Crispy Gamer

E3 2009: The Five: MAG

The Skinny: Zipper Interactive (the team behind the popular SOCOM series) takes squad-based tactical shooting to the furthest possible conclusion -- a massively multiplayer game that hosts up to 256 players. Here's what you need to know about MAG:

1. There's really only one way to keep soldiers in line -- tie them together with the chain of command. That's how MAG keeps its massive battlefields from devolving into chaos. Players who stay in the game earn ranks, eventually giving them the power to command squads, platoons and eventually an entire company. Those who don't want the responsibility can turn down promotions and stick to the trenches.

E3 2009: The Five: MAG

2. Once somebody is in charge, how the heck are they going to get their squad to follow orders? Half the half-baked online players won't even have their headsets on, right? MAG's solution to the communication problem is clever. Squad leaders set targets for their team. These goals show up as big, on-screen icons. Even a stoned grunt can follow these instructions.

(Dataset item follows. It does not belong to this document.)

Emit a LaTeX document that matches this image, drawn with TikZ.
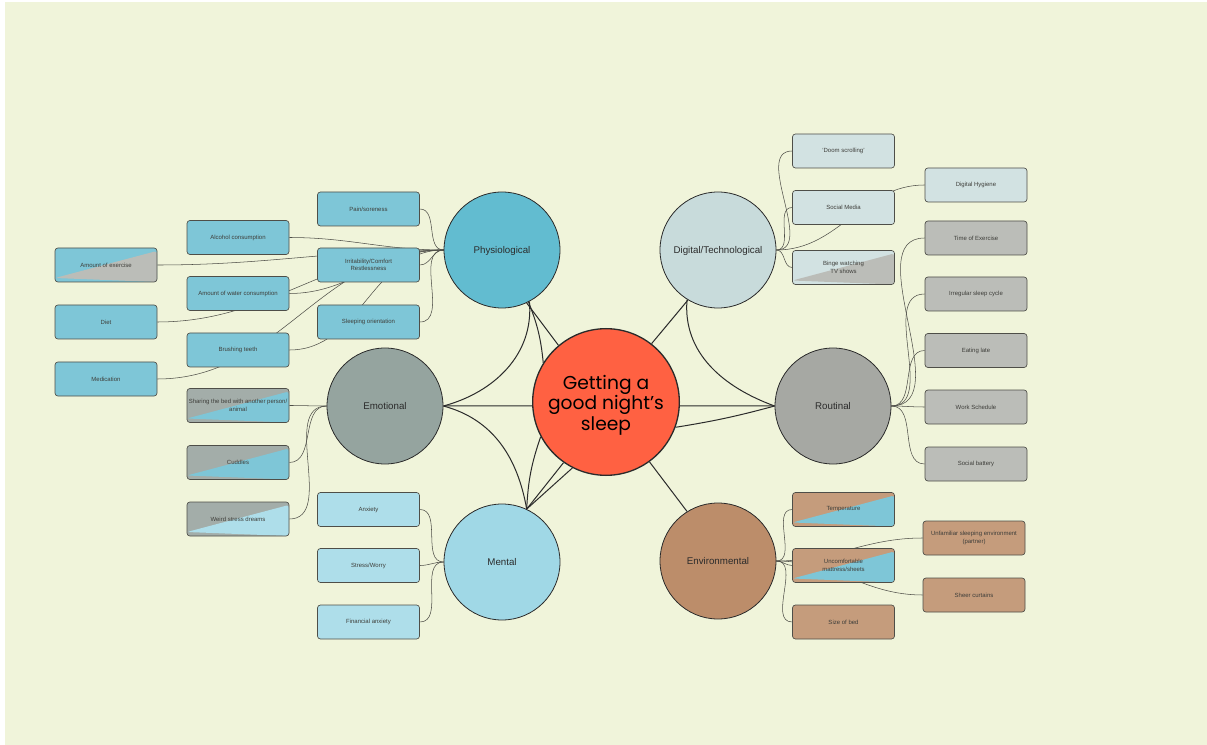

3. Sometimes a big, shiny arrow just isn't enough. Experience points are the final variable in MAG's teamwork formula. Players who score frags within a certain distance of their goal will earn extra XP. Those who successfully plant a bomb or defend a base will earn massive experience rewards as well.

E3 2009: The Five: MAG

4. If anything, the MAG heads-up-display feels overcrowded with alerts, call signs and icons. That's because there's a lot of information to digest in the heat of battle. MAG takes the utilitarian approach to the HUD -- a welcome antidote to recent games that aim for the clean, immersive and hyperreal without regard for usability.

5. Still, the question remains: Can a massively online shooter work? MAG shows some innovative thinking when it comes to voice chat and command, but it'll be the servers that make or break the game. Luckily, MAG will undergo a public beta -- the perfect opportunity to learn whether Zipper Interactive's storied networking innovations are enough to conquer the enemy of all online gamers -- lag.

The Verdict: Massive battles are fun, so long as lag and other players don't cause massive headaches.

This preview is based on a hands-on demo of the game at E3 2009.